→ **DATASET SECTION**
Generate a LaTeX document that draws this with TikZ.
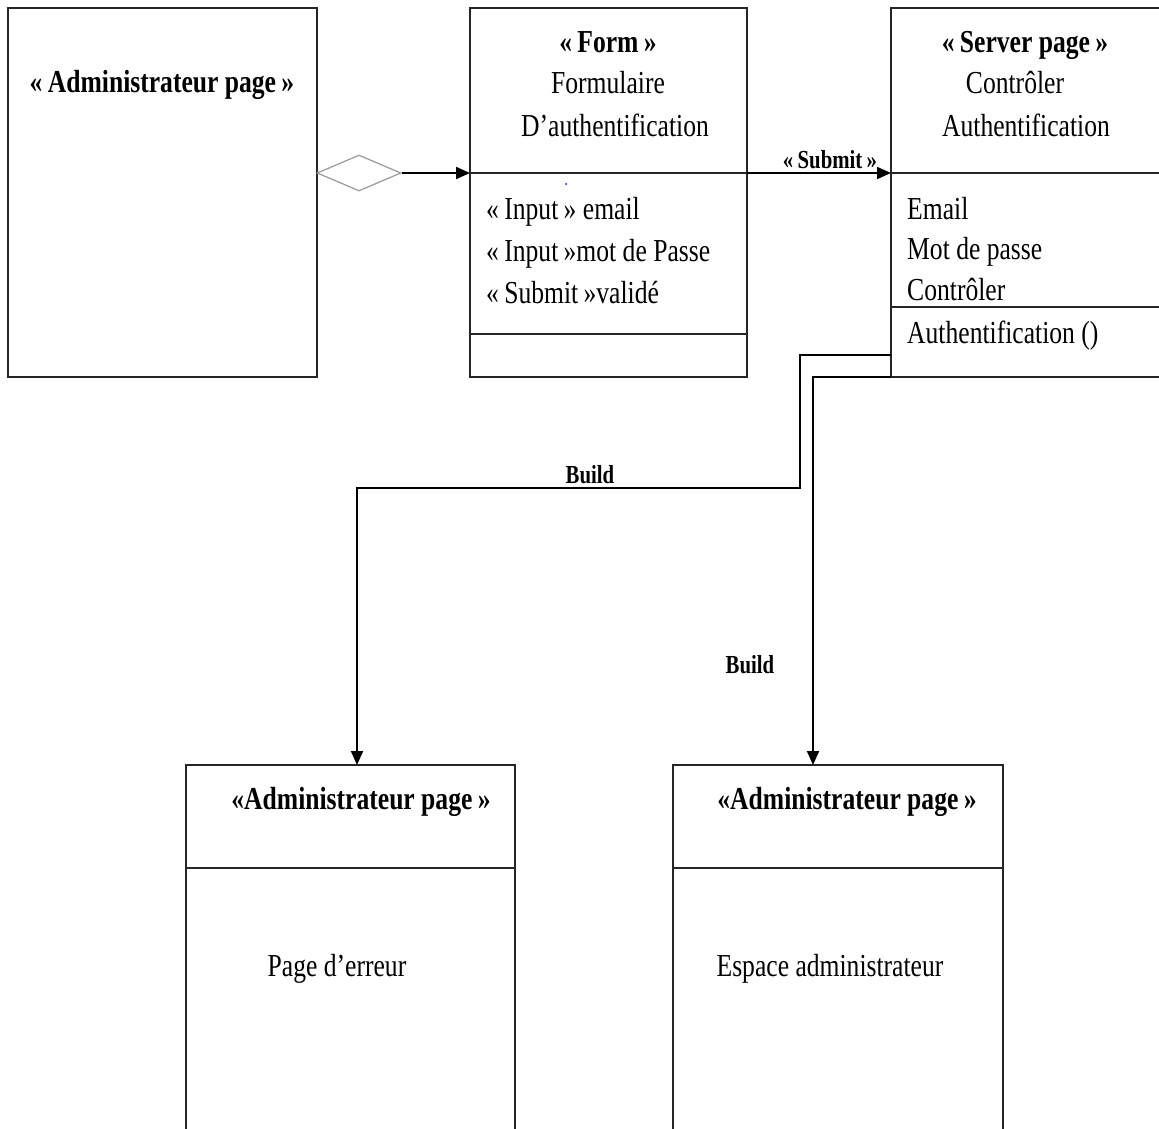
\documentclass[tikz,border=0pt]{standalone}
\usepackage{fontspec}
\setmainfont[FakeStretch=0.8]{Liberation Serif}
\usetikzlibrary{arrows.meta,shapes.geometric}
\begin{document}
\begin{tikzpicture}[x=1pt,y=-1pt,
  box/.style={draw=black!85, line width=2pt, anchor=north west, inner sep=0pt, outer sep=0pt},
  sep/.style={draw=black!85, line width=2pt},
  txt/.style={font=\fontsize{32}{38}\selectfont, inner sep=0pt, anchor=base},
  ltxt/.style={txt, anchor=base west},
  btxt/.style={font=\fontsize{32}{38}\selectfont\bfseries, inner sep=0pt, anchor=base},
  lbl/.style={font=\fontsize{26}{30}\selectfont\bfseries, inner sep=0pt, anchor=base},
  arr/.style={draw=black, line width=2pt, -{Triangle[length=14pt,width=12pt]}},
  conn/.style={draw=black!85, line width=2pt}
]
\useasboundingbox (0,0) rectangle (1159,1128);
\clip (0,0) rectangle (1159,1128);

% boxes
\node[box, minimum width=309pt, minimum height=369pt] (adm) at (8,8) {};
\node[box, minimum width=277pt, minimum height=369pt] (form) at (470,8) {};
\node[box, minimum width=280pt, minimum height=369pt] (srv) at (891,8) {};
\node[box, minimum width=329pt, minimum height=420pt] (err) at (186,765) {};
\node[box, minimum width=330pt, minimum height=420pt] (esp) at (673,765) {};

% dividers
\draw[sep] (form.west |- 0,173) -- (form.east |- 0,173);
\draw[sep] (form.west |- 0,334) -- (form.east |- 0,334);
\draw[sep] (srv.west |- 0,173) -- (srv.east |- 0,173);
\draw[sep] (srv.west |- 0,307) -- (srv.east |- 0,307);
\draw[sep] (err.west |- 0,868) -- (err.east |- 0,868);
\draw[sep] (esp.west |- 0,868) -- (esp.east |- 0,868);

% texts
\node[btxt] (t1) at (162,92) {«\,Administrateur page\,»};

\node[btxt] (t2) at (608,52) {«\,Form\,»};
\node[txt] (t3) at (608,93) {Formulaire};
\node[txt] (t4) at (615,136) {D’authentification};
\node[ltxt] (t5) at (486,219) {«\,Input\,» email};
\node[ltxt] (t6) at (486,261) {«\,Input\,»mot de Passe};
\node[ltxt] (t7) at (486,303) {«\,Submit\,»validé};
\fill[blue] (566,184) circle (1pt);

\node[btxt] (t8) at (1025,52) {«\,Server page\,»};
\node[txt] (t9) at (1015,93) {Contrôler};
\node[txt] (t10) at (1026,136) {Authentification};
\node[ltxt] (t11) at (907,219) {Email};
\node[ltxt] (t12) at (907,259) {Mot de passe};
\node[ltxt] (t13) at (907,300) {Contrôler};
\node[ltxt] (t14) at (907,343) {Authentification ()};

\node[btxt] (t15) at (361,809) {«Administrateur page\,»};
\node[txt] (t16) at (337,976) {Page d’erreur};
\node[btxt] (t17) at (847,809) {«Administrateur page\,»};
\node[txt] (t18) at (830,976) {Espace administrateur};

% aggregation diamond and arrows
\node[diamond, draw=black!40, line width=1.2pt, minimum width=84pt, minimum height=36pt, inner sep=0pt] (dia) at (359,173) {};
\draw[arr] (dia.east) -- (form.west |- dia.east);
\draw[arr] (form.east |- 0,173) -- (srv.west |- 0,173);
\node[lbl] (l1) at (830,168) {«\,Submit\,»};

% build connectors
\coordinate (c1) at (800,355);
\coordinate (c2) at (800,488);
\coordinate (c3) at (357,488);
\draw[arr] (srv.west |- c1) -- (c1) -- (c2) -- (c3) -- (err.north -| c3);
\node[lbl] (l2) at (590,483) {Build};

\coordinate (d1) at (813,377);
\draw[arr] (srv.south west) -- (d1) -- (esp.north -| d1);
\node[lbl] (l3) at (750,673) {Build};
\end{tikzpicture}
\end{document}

→ **WHAT THE TASK ASKS**
Repeat verbatim all the material, but not the pictures.

→ **SOLUTION FOR THIS PROBLEM**
Generate a LaTeX document that draws this with TikZ.
\documentclass[tikz,border=0pt]{standalone}
\usepackage{fontspec}
\setmainfont[FakeStretch=0.8]{Liberation Serif}
\usetikzlibrary{arrows.meta,shapes.geometric}
\begin{document}
\begin{tikzpicture}[x=1pt,y=-1pt,
  box/.style={draw=black!85, line width=2pt, anchor=north west, inner sep=0pt, outer sep=0pt},
  sep/.style={draw=black!85, line width=2pt},
  txt/.style={font=\fontsize{32}{38}\selectfont, inner sep=0pt, anchor=base},
  ltxt/.style={txt, anchor=base west},
  btxt/.style={font=\fontsize{32}{38}\selectfont\bfseries, inner sep=0pt, anchor=base},
  lbl/.style={font=\fontsize{26}{30}\selectfont\bfseries, inner sep=0pt, anchor=base},
  arr/.style={draw=black, line width=2pt, -{Triangle[length=14pt,width=12pt]}},
  conn/.style={draw=black!85, line width=2pt}
]
\useasboundingbox (0,0) rectangle (1159,1128);
\clip (0,0) rectangle (1159,1128);

% boxes
\node[box, minimum width=309pt, minimum height=369pt] (adm) at (8,8) {};
\node[box, minimum width=277pt, minimum height=369pt] (form) at (470,8) {};
\node[box, minimum width=280pt, minimum height=369pt] (srv) at (891,8) {};
\node[box, minimum width=329pt, minimum height=420pt] (err) at (186,765) {};
\node[box, minimum width=330pt, minimum height=420pt] (esp) at (673,765) {};

% dividers
\draw[sep] (form.west |- 0,173) -- (form.east |- 0,173);
\draw[sep] (form.west |- 0,334) -- (form.east |- 0,334);
\draw[sep] (srv.west |- 0,173) -- (srv.east |- 0,173);
\draw[sep] (srv.west |- 0,307) -- (srv.east |- 0,307);
\draw[sep] (err.west |- 0,868) -- (err.east |- 0,868);
\draw[sep] (esp.west |- 0,868) -- (esp.east |- 0,868);

% texts
\node[btxt] (t1) at (162,92) {«\,Administrateur page\,»};

\node[btxt] (t2) at (608,52) {«\,Form\,»};
\node[txt] (t3) at (608,93) {Formulaire};
\node[txt] (t4) at (615,136) {D’authentification};
\node[ltxt] (t5) at (486,219) {«\,Input\,» email};
\node[ltxt] (t6) at (486,261) {«\,Input\,»mot de Passe};
\node[ltxt] (t7) at (486,303) {«\,Submit\,»validé};
\fill[blue] (566,184) circle (1pt);

\node[btxt] (t8) at (1025,52) {«\,Server page\,»};
\node[txt] (t9) at (1015,93) {Contrôler};
\node[txt] (t10) at (1026,136) {Authentification};
\node[ltxt] (t11) at (907,219) {Email};
\node[ltxt] (t12) at (907,259) {Mot de passe};
\node[ltxt] (t13) at (907,300) {Contrôler};
\node[ltxt] (t14) at (907,343) {Authentification ()};

\node[btxt] (t15) at (361,809) {«Administrateur page\,»};
\node[txt] (t16) at (337,976) {Page d’erreur};
\node[btxt] (t17) at (847,809) {«Administrateur page\,»};
\node[txt] (t18) at (830,976) {Espace administrateur};

% aggregation diamond and arrows
\node[diamond, draw=black!40, line width=1.2pt, minimum width=84pt, minimum height=36pt, inner sep=0pt] (dia) at (359,173) {};
\draw[arr] (dia.east) -- (form.west |- dia.east);
\draw[arr] (form.east |- 0,173) -- (srv.west |- 0,173);
\node[lbl] (l1) at (830,168) {«\,Submit\,»};

% build connectors
\coordinate (c1) at (800,355);
\coordinate (c2) at (800,488);
\coordinate (c3) at (357,488);
\draw[arr] (srv.west |- c1) -- (c1) -- (c2) -- (c3) -- (err.north -| c3);
\node[lbl] (l2) at (590,483) {Build};

\coordinate (d1) at (813,377);
\draw[arr] (srv.south west) -- (d1) -- (esp.north -| d1);
\node[lbl] (l3) at (750,673) {Build};
\end{tikzpicture}
\end{document}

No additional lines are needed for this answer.